#### Provided entries ####

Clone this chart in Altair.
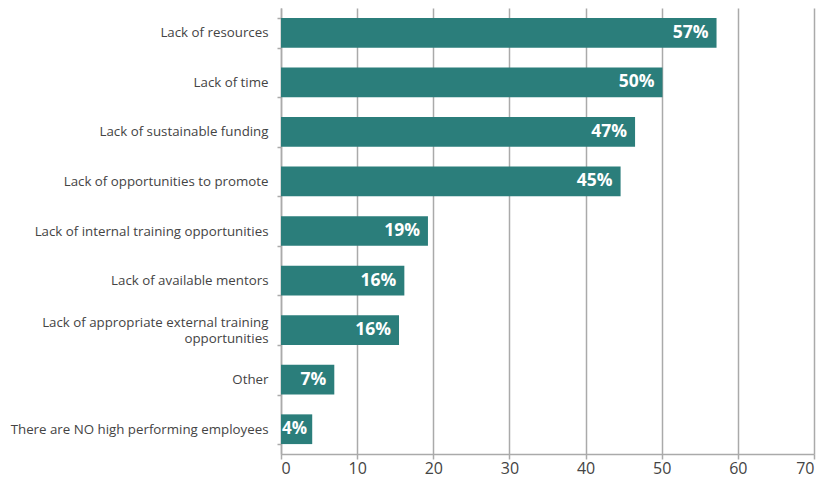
import altair as alt
import pandas as pd

categories = [
    "Lack of resources",
    "Lack of time",
    "Lack of sustainable funding",
    "Lack of opportunities to promote",
    "Lack of internal training opportunities",
    "Lack of available mentors",
    "Lack of appropriate external training|opportunities",
    "Other",
    "There are NO high performing employees",
]
values = [57.2, 50.1, 46.5, 44.6, 19.3, 16.2, 15.5, 7.0, 4.1]
labels = ["57%", "50%", "47%", "45%", "19%", "16%", "16%", "7%", "4%"]

df = pd.DataFrame({"cat": categories, "val": values, "lab": labels})

FONT = "Open Sans"
TEAL = "#2b7e7b"

y_enc = alt.Y(
    "cat:N",
    sort=categories,
    title=None,
    scale=alt.Scale(paddingInner=0.4, paddingOuter=0.2),
    axis=alt.Axis(
        labelExpr="isValid(datum.value) ? split(datum.value, '|') : ''",
        labelFont=FONT,
        labelFontSize=13.3,
        labelColor="#444444",
        labelPadding=9,
        labelLineHeight=16.5,
        labelLimit=400,
        labelOffset={"condition": {"test": "isValid(datum.value) && indexof(datum.value, '|') >= 0", "value": -8}, "value": 0},
        domainColor="#aaaaaa",
        domainWidth=1.5,
        tickColor="#aaaaaa",
        tickWidth=1.5,
        tickSize=4,
        tickBand="extent",
        grid=False,
    ),
)

x_enc = alt.X(
    "val:Q",
    title=None,
    scale=alt.Scale(domain=[0, 70], nice=False),
    axis=alt.Axis(
        values=[0, 10, 20, 30, 40, 50, 60, 70],
        labelFont=FONT,
        labelFontSize=16,
        labelColor="#444444",
        labelPadding=1,
        domainColor="#aaaaaa",
        domainWidth=1.5,
        tickColor="#aaaaaa",
        tickWidth=1.5,
        tickSize=5,
        grid=True,
        gridColor="#aaaaaa",
        gridWidth=1.5,
    ),
)

base = alt.Chart(df)
bars = base.mark_bar(color=TEAL).encode(x=x_enc, y=y_enc)
text_big = base.transform_filter("datum.val >= 5").mark_text(
    align="right", baseline="middle", dx=-8, font=FONT, fontSize=17.5,
    fontWeight="bold", color="white"
).encode(x="val:Q", y=alt.Y("cat:N", sort=categories), text="lab:N")
text_small = base.transform_filter("datum.val < 5").mark_text(
    align="left", baseline="middle", dx=1, font=FONT, fontSize=17,
    fontWeight="bold", color="white"
).encode(x=alt.datum(0), y=alt.Y("cat:N", sort=categories), text="lab:N")

chart = (bars + text_big + text_small).properties(
    width=533, height=446,
    autosize=alt.AutoSizeParams(type="none"),
    padding={"left": 273, "top": 0, "right": 8, "bottom": 23},
).configure_view(stroke=None)

chart.save("out.html", embed_options={"renderer": "svg", "actions": False})
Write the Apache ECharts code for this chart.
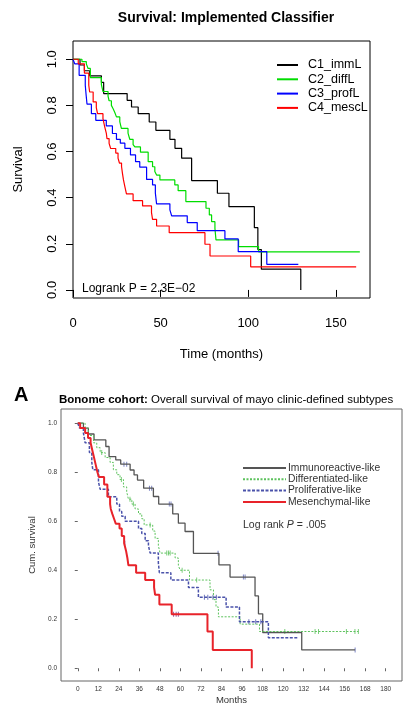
<!DOCTYPE html>
<html>
<head>
<meta charset="utf-8">
<script src="https://cdn.jsdelivr.net/npm/echarts@6/dist/echarts.min.js"></script>
<style>
html,body{margin:0;padding:0;background:#fff;}
#chart{width:406px;height:705px;}
</style>
</head>
<body>
<div id="chart"></div>
<script>
// top panel: survival curves [month, survival]
const topNames = ['C1_immL', 'C2_diffL', 'C3_profL', 'C4_mescL'];
const topImm = [[0,1],[4,0.975],[6.5,0.95],[9.5,0.928],[16.2,0.9],[17.5,0.851],[30.9,0.822],[33.4,0.793],[37.2,0.764],[43.5,0.728],[47.3,0.692],[55.3,0.653],[58.2,0.614],[62,0.571],[67.7,0.474],[82.4,0.419],[89,0.361],[103.5,0.27],[105.5,0.175],[107.5,0.09],[130,0]];
const topDiff = [[0,1],[5.1,0.99],[7.6,0.98],[8.6,0.96],[9.9,0.92],[16.2,0.89],[17.1,0.86],[20,0.84],[20.6,0.82],[21.9,0.8],[22.9,0.785],[23.8,0.77],[24.8,0.75],[26.7,0.73],[27.6,0.7],[31.4,0.68],[32.4,0.653],[34.3,0.63],[35.3,0.62],[38.5,0.597],[42.9,0.556],[45.4,0.534],[46.7,0.513],[47.7,0.498],[49.6,0.477],[58.1,0.455],[60,0.43],[64.4,0.383],[75.9,0.354],[77.8,0.325],[79.1,0.296],[81,0.267],[81.6,0.217],[94.5,0.188],[105.9,0.165],[163.7,0.165]];
const topProf = [[0,1],[1,0.98],[3.5,0.93],[7,0.887],[7.5,0.844],[8,0.805],[10.5,0.764],[13,0.735],[19,0.711],[22.5,0.678],[24.8,0.653],[27,0.636],[29.6,0.614],[32.8,0.585],[35.7,0.556],[38.1,0.532],[42,0.479],[45.4,0.455],[47,0.42],[47.7,0.373],[55.3,0.347],[56.3,0.321],[65.2,0.292],[70.9,0.257],[86.7,0.221],[94.3,0.166],[110.6,0.111],[128.6,0.111]];
const topMesc = [[0,1],[3,0.98],[6.5,0.94],[9,0.887],[9.5,0.858],[11.5,0.815],[13.3,0.79],[14,0.764],[17.1,0.743],[18.1,0.707],[19,0.68],[19.4,0.656],[20.6,0.635],[21.5,0.613],[24.4,0.593],[25.7,0.571],[26.5,0.55],[27.7,0.535],[28.2,0.506],[28.8,0.477],[29.6,0.448],[30.5,0.416],[34.3,0.387],[39.7,0.364],[44.8,0.335],[45.4,0.306],[47.7,0.277],[54.9,0.248],[75.3,0.198],[78.2,0.147],[101.4,0.1],[161.6,0.1]];
const topXTicks = [0, 50, 100, 150];
const topYTicks = [0, 0.2, 0.4, 0.6, 0.8, 1.0];

// bottom panel (Bonome cohort)
const botNames = ['Immunoreactive-like', 'Differentiated-like', 'Proliferative-like', 'Mesenchymal-like'];
const botImm = [[0,1],[3.3,0.98],[6.2,0.956],[9.5,0.932],[16.4,0.905],[18.3,0.864],[22.2,0.85],[25.1,0.833],[30.6,0.809],[32.9,0.789],[34.9,0.768],[38.5,0.735],[44.2,0.701],[47.3,0.67],[55.5,0.63],[58.8,0.592],[62.7,0.558],[67.6,0.469],[82.5,0.422],[89,0.372],[103.6,0.295],[105.6,0.222],[108.1,0.146],[130.9,0.075],[162.1,0.075]];
const botDiff = [[0,1],[4.3,0.98],[6.2,0.95],[9.2,0.92],[11.1,0.9],[13.1,0.88],[16,0.86],[18.9,0.84],[20.8,0.81],[22.8,0.79],[24.7,0.77],[26.7,0.74],[28.6,0.72],[29.6,0.69],[31.6,0.67],[33.5,0.65],[35.5,0.63],[37.4,0.61],[38.8,0.585],[43.8,0.56],[45.2,0.53],[47.1,0.5],[48.1,0.47],[56.9,0.45],[58.8,0.42],[59.8,0.4],[65.3,0.36],[77.3,0.32],[79.3,0.28],[80.8,0.25],[82.2,0.21],[94.9,0.18],[106.2,0.15],[164,0.15]];
const botProf = [[0,1],[1,0.98],[3.3,0.96],[4.3,0.92],[6.8,0.88],[8.2,0.84],[8.8,0.81],[12.1,0.76],[13.1,0.73],[17.9,0.7],[22.8,0.67],[24.4,0.64],[25.7,0.62],[27.7,0.6],[35.5,0.57],[37.4,0.55],[39.4,0.52],[41.3,0.5],[42.3,0.47],[47.1,0.43],[47.7,0.39],[54.4,0.36],[64.7,0.33],[70.5,0.29],[86.7,0.25],[94.5,0.19],[111.4,0.125],[128.6,0.125]];
const botMesc = [[0,1],[1.4,0.98],[4.3,0.96],[6,0.94],[7.5,0.92],[8.5,0.89],[9.5,0.86],[10.5,0.83],[11.5,0.8],[12.4,0.78],[15.4,0.75],[17.3,0.7],[18.9,0.67],[19.3,0.65],[20.2,0.63],[21.2,0.61],[22.2,0.59],[24.4,0.57],[25.7,0.54],[27.1,0.51],[28.2,0.48],[29,0.45],[29.6,0.42],[34.1,0.39],[39.4,0.36],[44.6,0.33],[45.2,0.3],[47.7,0.26],[54.9,0.22],[75.8,0.15],[78.9,0.074],[101.7,0]];
// censor marks
const botImmCens = [[27,0.833],[28.6,0.833],[41.9,0.735],[43.2,0.735],[53.5,0.67],[54.5,0.67],[82,0.469],[96.8,0.372],[97.8,0.372],[162.1,0.075]];
const botDiffCens = [[14,0.88],[25.5,0.77],[30.5,0.69],[32.5,0.67],[42.3,0.585],[52,0.47],[53,0.47],[54,0.47],[61,0.4],[69.5,0.36],[121,0.15],[138.7,0.15],[140.7,0.15],[157,0.15],[162,0.15],[164,0.15]];
const botProfCens = [[74,0.29],[76,0.29],[79,0.29],[81,0.29],[100,0.19],[104,0.19],[107,0.19]];
const botMescCens = [[27.5,0.51],[44.8,0.33],[56,0.22],[57.5,0.22],[58.8,0.22]];
const botXTicks = [0,12,24,36,48,60,72,84,96,108,120,132,144,156,168,180];
const botYTicks = [0, 0.2, 0.4, 0.6, 0.8, 1.0];

const FONT = '"Liberation Sans", Arial, sans-serif';
const chart = echarts.init(document.getElementById('chart'));

function km(name, data, xi, color, width, type) {
  return {
    name: name, type: 'line', step: 'end', data: data,
    xAxisIndex: xi, yAxisIndex: xi, symbol: 'none', silent: true,
    lineStyle: {color: color, width: width, type: type || 'solid'},
    itemStyle: {color: color}
  };
}
function cens(data, color) {
  return {
    name: 'cens', type: 'scatter', data: data, xAxisIndex: 1, yAxisIndex: 1,
    symbol: 'rect', symbolSize: [1, 5], silent: true,
    itemStyle: {color: color}
  };
}
// legend: line only, no marker
const noMarker = {color: 'transparent', borderColor: 'transparent', borderWidth: 0};

chart.setOption({
  animation: false,
  textStyle: {fontFamily: FONT},
  grid: [
    {left: 73, right: 36, top: 41, height: 257, show: true, borderColor: '#000', borderWidth: 1, outerBoundsMode: 'none'},
    {left: 61, right: 4, top: 409, height: 272, show: true, borderColor: '#666', borderWidth: 1, outerBoundsMode: 'none'}
  ],
  xAxis: [
    {type: 'value', gridIndex: 0, min: 0, max: 169.5,
     axisLine: {show: false}, splitLine: {show: false},
     axisTick: {show: true, length: 7, customValues: topXTicks, lineStyle: {color: '#000'}},
     axisLabel: {customValues: topXTicks, fontSize: 13, color: '#000', margin: 19, fontFamily: FONT},
     name: 'Time (months)', nameLocation: 'middle', nameGap: 50,
     nameTextStyle: {fontSize: 13, color: '#000', fontFamily: FONT}},
    {type: 'value', gridIndex: 1, min: -9.8, max: 189.5,
     axisLine: {show: false}, splitLine: {show: false},
     axisTick: {show: true, length: 3, customValues: botXTicks, lineStyle: {color: '#666'}},
     axisLabel: {customValues: botXTicks, fontSize: 6.5, color: '#333', margin: 5, fontFamily: FONT},
     name: 'Months', nameLocation: 'middle', nameGap: 14,
     nameTextStyle: {fontSize: 9.5, color: '#333', fontFamily: FONT}}
  ],
  yAxis: [
    {type: 'value', gridIndex: 0, min: -0.035, max: 1.079,
     axisLine: {show: false}, splitLine: {show: false},
     axisTick: {show: true, length: 7, customValues: topYTicks, lineStyle: {color: '#000'}},
     axisLabel: {customValues: topYTicks, rotate: 90, fontSize: 13, color: '#000', margin: 14, fontFamily: FONT,
       formatter: v => v.toFixed(1)},
     name: 'Survival', nameLocation: 'middle', nameGap: 48,
     nameTextStyle: {fontSize: 13, color: '#000', fontFamily: FONT}},
    {type: 'value', gridIndex: 1, min: -0.052, max: 1.058,
     axisLine: {show: false}, splitLine: {show: false},
     axisTick: {show: true, length: 3, customValues: botYTicks, lineStyle: {color: '#666'}},
     axisLabel: {customValues: botYTicks, fontSize: 6.5, color: '#333', margin: 4, fontFamily: FONT,
       formatter: v => v.toFixed(1)},
     name: 'Cum. survival', nameLocation: 'middle', nameGap: 21,
     nameTextStyle: {fontSize: 9.5, color: '#333', fontFamily: FONT}}
  ],
  legend: [
    {data: topNames, orient: 'vertical', left: 276, top: 58.5, padding: 0, itemWidth: 21, itemHeight: 12, itemGap: 1.3,
     itemStyle: noMarker,
     textStyle: {fontSize: 12.5, color: '#000', fontFamily: FONT, padding: [0, 0, 0, 5]}},
    {data: botNames, orient: 'vertical', left: 242, top: 463, padding: 0, itemWidth: 43, itemHeight: 10, itemGap: 1.3,
     itemStyle: noMarker,
     textStyle: {fontSize: 10.3, color: '#333', fontFamily: FONT, padding: [0, 0, 0, -3]}}
  ],
  graphic: [
    {type: 'text', x: 226, y: 18, style: {text: 'Survival: Implemented Classifier', font: 'bold 14px ' + FONT, fill: '#000', align: 'center', verticalAlign: 'middle'}},
    {type: 'text', x: 82, y: 289, style: {text: 'Logrank P = 2.3E\u221202', font: '12px ' + FONT, fill: '#000', align: 'left', verticalAlign: 'middle'}},
    {type: 'text', x: 14, y: 395, style: {text: 'A', font: 'bold 20px ' + FONT, fill: '#000', align: 'left', verticalAlign: 'middle'}},
    {type: 'text', x: 59, y: 400, style: {text: '{b|Bonome cohort:} Overall survival of mayo clinic-defined subtypes', font: '11.5px ' + FONT, fill: '#000', align: 'left', verticalAlign: 'middle',
      rich: {b: {fontWeight: 'bold', fontSize: 11.5, fontFamily: FONT, fill: '#000'}}}},
    {type: 'text', x: 243, y: 525, style: {text: 'Log rank {i|P} = .005', font: '10.5px ' + FONT, fill: '#333', align: 'left', verticalAlign: 'middle',
      rich: {i: {fontStyle: 'italic', fontSize: 10.5, fontFamily: FONT, fill: '#333'}}}}
  ],
  series: [
    km(topNames[0], topImm, 0, '#000000', 1.2),
    km(topNames[1], topDiff, 0, '#00dd00', 1.2),
    km(topNames[2], topProf, 0, '#0000ff', 1.2),
    km(topNames[3], topMesc, 0, '#ff0000', 1.2),
    km(botNames[0], botImm, 1, '#555555', 1.3),
    km(botNames[1], botDiff, 1, '#5cc25c', 1, [2, 1.5]),
    km(botNames[2], botProf, 1, '#4a52aa', 1.5, [3, 1.5]),
    km(botNames[3], botMesc, 1, '#e8232a', 2),
    cens(botImmCens, '#5a64b4'),
    cens(botDiffCens, '#5cc25c'),
    cens(botProfCens, '#4a52aa'),
    cens(botMescCens, '#7a3a8a')
  ]
});
</script>
</body>
</html>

####

◆ **Task objective**
All lines from the start of the entries above through the line containing "import pandas as pd" are to be given again exactly; the pictures are not.

◆ **Response to the task**
Clone this chart in Altair.
import altair as alt
import pandas as pd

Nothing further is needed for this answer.